Key features include:
- High resolution and accuracy
- Direction detection capability
- Suitable for incremental position measurement
Sinusoidal Encoder Signals
Sinusoidal encoders generate analog signals that resemble sine and cosine waves. These signals are often used in applications requiring high precision, such as servo control and motion profiling. They provide smooth and continuous output, which is advantageous for advanced control algorithms.
Advantages of sinusoidal signals include:
- High resolution with minimal noise
- Suitable for closed-loop feedback systems
- Enables precise velocity and position control
Digital Encoder Signals
Digital encoders output simple on/off signals, such as a pulse train. These are often used in applications where only position or rotation counts are needed, like counting rotations or simple limit switches.
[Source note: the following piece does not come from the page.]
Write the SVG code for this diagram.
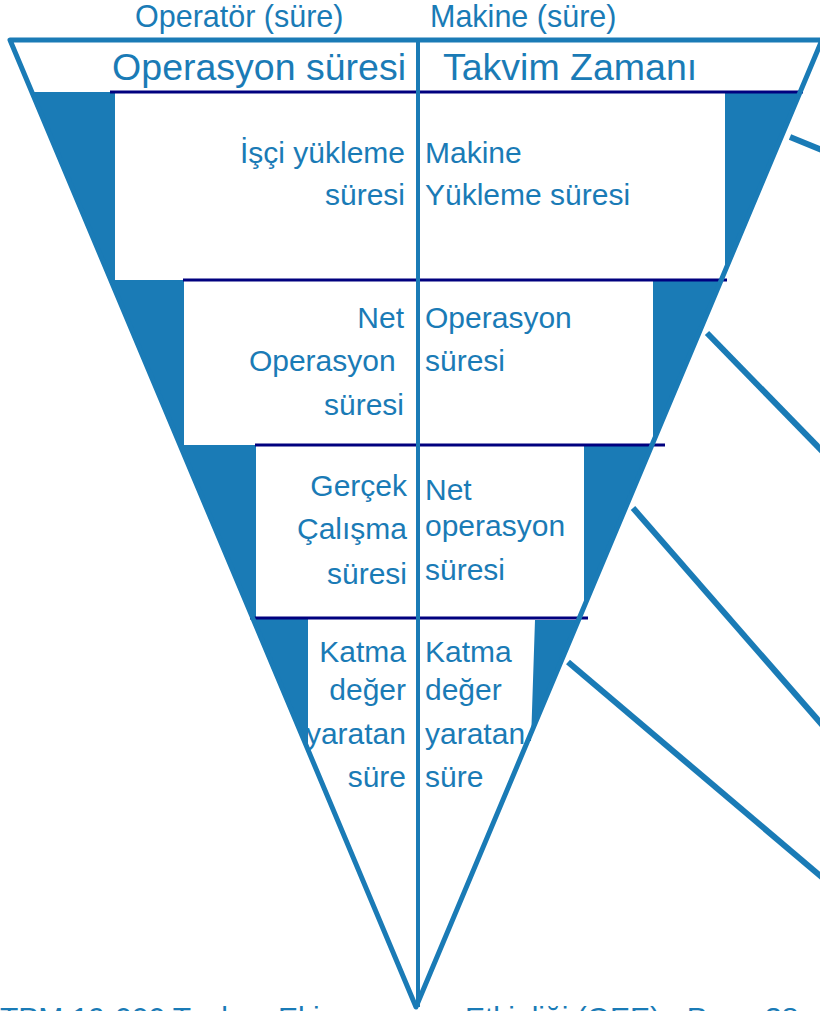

Digital signals are easy to interpret and integrate into digital systems.
Features include:
- Simple and reliable
- Less sensitive to noise
- Cost-effective for basic applications
Choosing the Right Encoder Signal Format
When selecting an encoder, consider the application’s precision requirements, environmental conditions, and system compatibility. Quadrature encoders are ideal for detailed position tracking, sinusoidal for high-precision control, and digital for straightforward counting tasks.
Understanding these signal formats helps engineers and technicians optimize their automation systems for accuracy, efficiency, and reliability.